Woolwich residents can pencil in something like a five per cent increase in their township property taxes, as councillors this week stuck with preliminary targets for the 2022 budget
The4.85 per cent figure – a 2.5 per cent base increase, a 1.5 per cent special levy for infrastructure spending and 0.85 per cent for greening initiatives – was hit upon at an initial budget meeting last month. Meeting Tuesday night, councillors stuck with that figure, though they were divided.
As with the previous discussion, Coun. Murray Martin and Coun. Larry Shantz balked at the proposal.
“That’s a pretty hefty increase. It seems strange to me that, over the last year or two with COVID all we’ve heard is how people are struggling … and then we turn around and come with a 4.85 per cent increase and kick ’em in the butt. That doesn’t make sense to me,” said Martin.
“I can’t see us having a 4.85 per cent increase,” added Shantz, suggesting the township look at having builders meet greener requirements as way to offset the 0.85 greening levy.

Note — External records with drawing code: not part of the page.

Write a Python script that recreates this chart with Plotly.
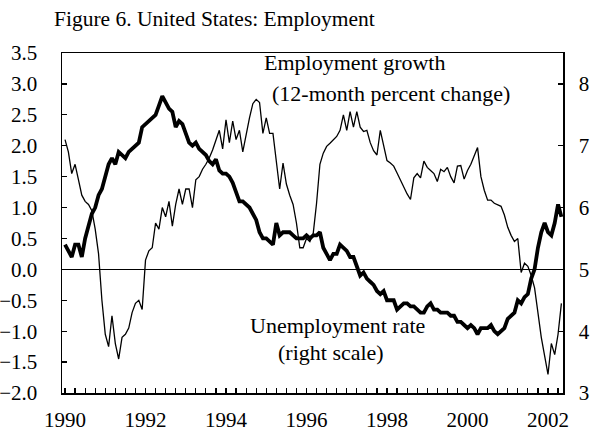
import plotly.graph_objects as go

# Monthly data, Jan 1990 - May 2002
start_year = 1990
growth = [
    2.1, 1.9, 1.55, 1.7, 1.45, 1.2, 1.1, 1.05, 0.95, 0.65, 0.25, -0.5,
    -1.05, -1.25, -0.75, -1.2, -1.45, -1.1, -1.05, -0.95, -0.7, -0.55, -0.5, -0.65,
    0.15, 0.3, 0.35, 0.75, 0.65, 1.0, 0.85, 1.1, 0.7, 1.05, 1.3, 1.05,
    1.3, 1.3, 1.0, 1.45, 1.5, 1.62, 1.7, 1.8, 1.93, 2.1, 2.25, 1.95,
    2.42, 2.05, 2.4, 2.1, 2.25, 1.9, 2.2, 2.45, 2.68, 2.75, 2.7, 2.2,
    2.45, 2.2, 2.2, 1.75, 1.3, 1.72, 1.38, 1.2, 1.05, 0.75, 0.35, 0.35,
    0.5, 0.45, 0.58, 1.07, 1.7, 1.88, 1.99, 2.04, 2.1, 2.15, 2.25, 2.5,
    2.25, 2.55, 2.3, 2.55, 2.3, 2.23, 2.25, 2.05, 1.92, 1.85, 2.25, 1.98,
    1.76, 1.72, 1.67, 1.56, 1.45, 1.32, 1.22, 1.13, 1.48, 1.55, 1.48, 1.75,
    1.65, 1.6, 1.55, 1.42, 1.62, 1.58, 1.65, 1.5, 1.4, 1.67, 1.68, 1.46,
    1.6, 1.7, 1.83, 1.97, 1.5, 1.28, 1.12, 1.12, 1.07, 1.05, 1.02, 0.88,
    0.68, 0.55, 0.45, 0.5, -0.05, 0.1, 0.05, -0.1, -0.3, -0.7, -1.1, -1.4,
    -1.7, -1.2, -1.38, -1.05, -0.55,
]
unemployment = [
    5.4, 5.3, 5.2, 5.4, 5.4, 5.2, 5.5, 5.7, 5.9, 6.0, 6.2, 6.3,
    6.5, 6.7, 6.8, 6.7, 6.9, 6.85, 6.8, 6.9, 6.95, 7.0, 7.05, 7.3,
    7.35, 7.4, 7.45, 7.5, 7.65, 7.8, 7.7, 7.6, 7.55, 7.3, 7.4, 7.35,
    7.2, 7.05, 7.0, 7.05, 6.95, 6.9, 6.85, 6.75, 6.7, 6.78, 6.6, 6.55,
    6.55, 6.5, 6.4, 6.25, 6.1, 6.1, 6.05, 6.0, 5.9, 5.8, 5.6, 5.5,
    5.5, 5.45, 5.4, 5.75, 5.55, 5.6, 5.6, 5.6, 5.55, 5.5, 5.5, 5.5,
    5.55, 5.5, 5.55, 5.55, 5.6, 5.35, 5.25, 5.15, 5.25, 5.25, 5.4, 5.35,
    5.3, 5.2, 5.2, 5.05, 4.9, 4.95, 4.85, 4.8, 4.75, 4.65, 4.6, 4.65,
    4.5, 4.5, 4.5, 4.35, 4.4, 4.45, 4.45, 4.4, 4.4, 4.35, 4.3, 4.3,
    4.4, 4.45, 4.35, 4.35, 4.3, 4.3, 4.3, 4.25, 4.25, 4.15, 4.15, 4.1,
    4.05, 4.1, 4.05, 3.95, 4.05, 4.05, 4.05, 4.1, 4.0, 3.95, 4.0, 4.05,
    4.2, 4.25, 4.3, 4.5, 4.45, 4.55, 4.6, 4.85, 5.0, 5.35, 5.6, 5.75,
    5.6, 5.55, 5.75, 6.05, 5.85,
]
label_years = [1990, 1992, 1994, 1996, 1998, 2000, 2002]

months = [start_year + i / 12 for i in range(len(growth))]

# quarterly ticks, labels every two years
tickvals = [1990 + q / 4 for q in range(0, 50)]
ticktext = [str(int(v)) if (v == int(v) and int(v) in label_years) else "" for v in tickvals]

FONT = "Liberation Serif, Times New Roman, serif"
TICKSIZE = 21

W, H = 596, 432

fig = go.Figure()
fig.add_trace(go.Scatter(x=months, y=growth, mode="lines",
                         line=dict(color="black", width=1.3),
                         yaxis="y", showlegend=False, hoverinfo="skip"))
fig.add_trace(go.Scatter(x=months, y=unemployment, mode="lines",
                         line=dict(color="black", width=3.8),
                         yaxis="y2", showlegend=False, hoverinfo="skip"))

axis_common = dict(showgrid=False, showline=True, linecolor="black", linewidth=1.5,
                   ticks="inside", ticklen=5, tickwidth=1.2, tickcolor="black",
                   automargin=False,
                   tickfont=dict(family=FONT, size=TICKSIZE, color="black"))

fig.update_layout(
    width=W, height=H,
    margin=dict(l=62, r=33, t=53, b=39, autoexpand=False),
    paper_bgcolor="white", plot_bgcolor="white",
    font=dict(family=FONT, color="black"),
    title=dict(text="Figure 6. United States: Employment", x=54 / W, xanchor="left",
               xref="container", y=1 - 18 / H, yanchor="middle", yref="container",
               font=dict(family=FONT, size=21.5, color="black")),
    xaxis=dict(range=[1989.925, 2002.373], tickvals=tickvals, ticktext=ticktext,
               mirror=True, zeroline=False, ticklabelstandoff=7, **axis_common),
    yaxis=dict(range=[-2.0, 3.5], dtick=0.5, tick0=0, tickformat=".1f",
               zeroline=True, zerolinecolor="black", zerolinewidth=1.3,
               ticklabelstandoff=19, **axis_common),
    yaxis2=dict(range=[3, 8.5], dtick=1, tick0=3, overlaying="y", side="right",
                zeroline=False, ticklabelstandoff=10, **axis_common),
)

ann_font = dict(family=FONT, size=22, color="black")
fig.add_annotation(x=1997.2, y=3.35, text="Employment growth", showarrow=False,
                   font=ann_font, xref="x", yref="y")
fig.add_annotation(x=1998.1, y=2.85, text="(12-month percent change)", showarrow=False,
                   font=ann_font, xref="x", yref="y")
fig.add_annotation(x=1996.78, y=-0.9, text="Unemployment rate", showarrow=False,
                   font=ann_font, xref="x", yref="y")
fig.add_annotation(x=1996.6, y=-1.34, text="(right scale)", showarrow=False,
                   font=ann_font, xref="x", yref="y")

# remove the browser's default page margin so the figure sits at the window origin
fig.write_html("out.html", config={"displayModeBar": False, "staticPlot": True},
               post_script="document.body.style.margin='0';")
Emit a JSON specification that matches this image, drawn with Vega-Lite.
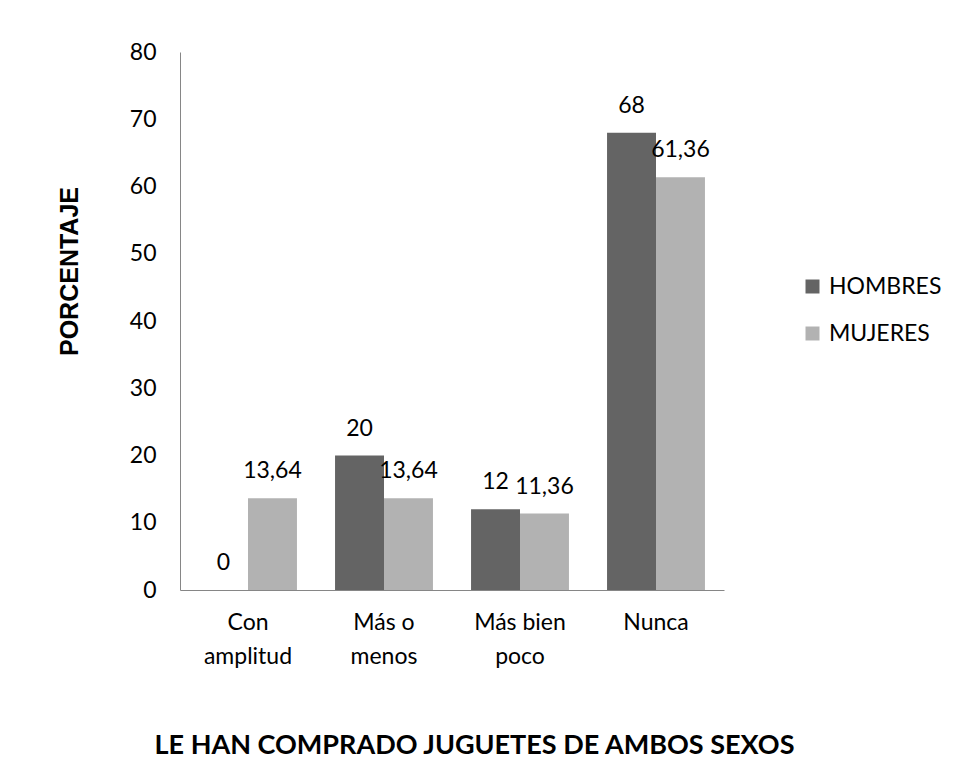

Coun. Patrick Merlihan countered that the green levy is a pittance given the amount of work that needs to be done even with straightforward projects such as planting trees.
Given the township has a number of as-yet unfunded capital projects, cuts to the operating budget might be the only option, he said, adding that cutting services might not be particularly easy.
Director of finance Richard Petherick later noted that the township has been tightening its belt on the operations side, suggesting there may not be much wiggle room in the budget.
“Over the last number of years, we have leaned out our budget, especially the operating budget, quite significantly.”
With that in mind, Coun. Scott McMillan said the proposed budget increase is probably fine given that there’s an appetite for more services, not less.
“The amount of money that we’re asking for, I think if we surveyed the people in our township we would get a demand for more than that. I think the majority of our residents would demand more than what we’re doing on climate change,” said McMillan.
“I can understand 4.85 not being an easy sell, but I think it’s the right thing to do, and we need to do it.”
That figure will now be the starting point as staff prepares a first draft of the 2022 budget, with deliberations to begin in earnest at the start of the new year.